I get a whole list of errors like this:

/usr/lib/gcc/i386-redhat-linux/4.1.2/../../../liblapack.a(dlamch.o): In function `dlamch_':
(.text+0xc35): undefined reference to `_gfortran_pow_r8_i4'
/usr/lib/gcc/i386-redhat-linux/4.1.2/../../../liblapack.a(dlamch.o): In function `dlamch_':
(.text+0xc67): undefined reference to `_gfortran_pow_r8_i4'

There are a lot of them, all undefined references to lapack functions.

I have the devel packages installed for lapack and blas, so the static libraries are in the path. What other differences are there between static and shared libraries that I would get these errors? I'm obviously missing something, I just don't know what.

Thanks!

raconteur 10-02-2008 05:50 PM

At the risk of asking the obvious... could you possibly have multiple copies of the libraries installed?

MALDATA 10-02-2008 07:52 PM

Nope, just the static and shared libraries. No other versions or scattered copies. There's another one ending in _pic, but I don't know what it is.
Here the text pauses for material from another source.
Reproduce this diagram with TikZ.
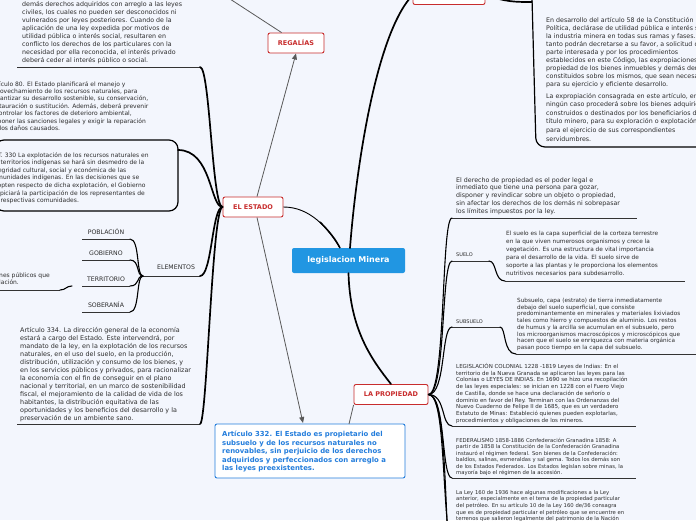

Here's the output of ll /usr/lib/liblapack*:

/usr/lib/liblapack.a
/usr/lib/liblapack_pic.a
/usr/lib/liblapack.so -> liblapack.so.3.1.1
/usr/lib/liblapack.so.3 -> liblapack.so.3.1.1
/usr/lib/liblapack.so.3.1 -> liblapack.so.3.1.1
/usr/lib/liblapack.so.3.1.1

Anything else we might be missing?

Thanks!

paulsm4 10-02-2008 09:43 PM

Clearly "apack" needs the FORTRAN runtime library, too.

SUGGESTION:
Try linking your program with Gnu Fortran (e.g. "g77") instead of Gnu C and see what happens...

MALDATA 10-02-2008 09:52 PM

Linking with g77 didn't change anything (it worked without the -static flag, but I got the same errors when I added it).

I've got the gfortran runtime package installed. Shouldn't that only required for dynamically linked programs? I'm not sure why that would make a difference here.

Thanks for the suggestions. Any other ideas?

paulsm4 10-02-2008 11:20 PM

Quote:

I've got the gfortran runtime package installed. Shouldn't that only required for dynamically linked programs? I'm not sure why that would make a difference here.
Maybe because "apack" depends on a GFortran library...
... and "-static" specifies that libapack.xx (and everything afterwards) *must* be static...
... but your GFortran package doesn't happen to *have* a static library (only .so)?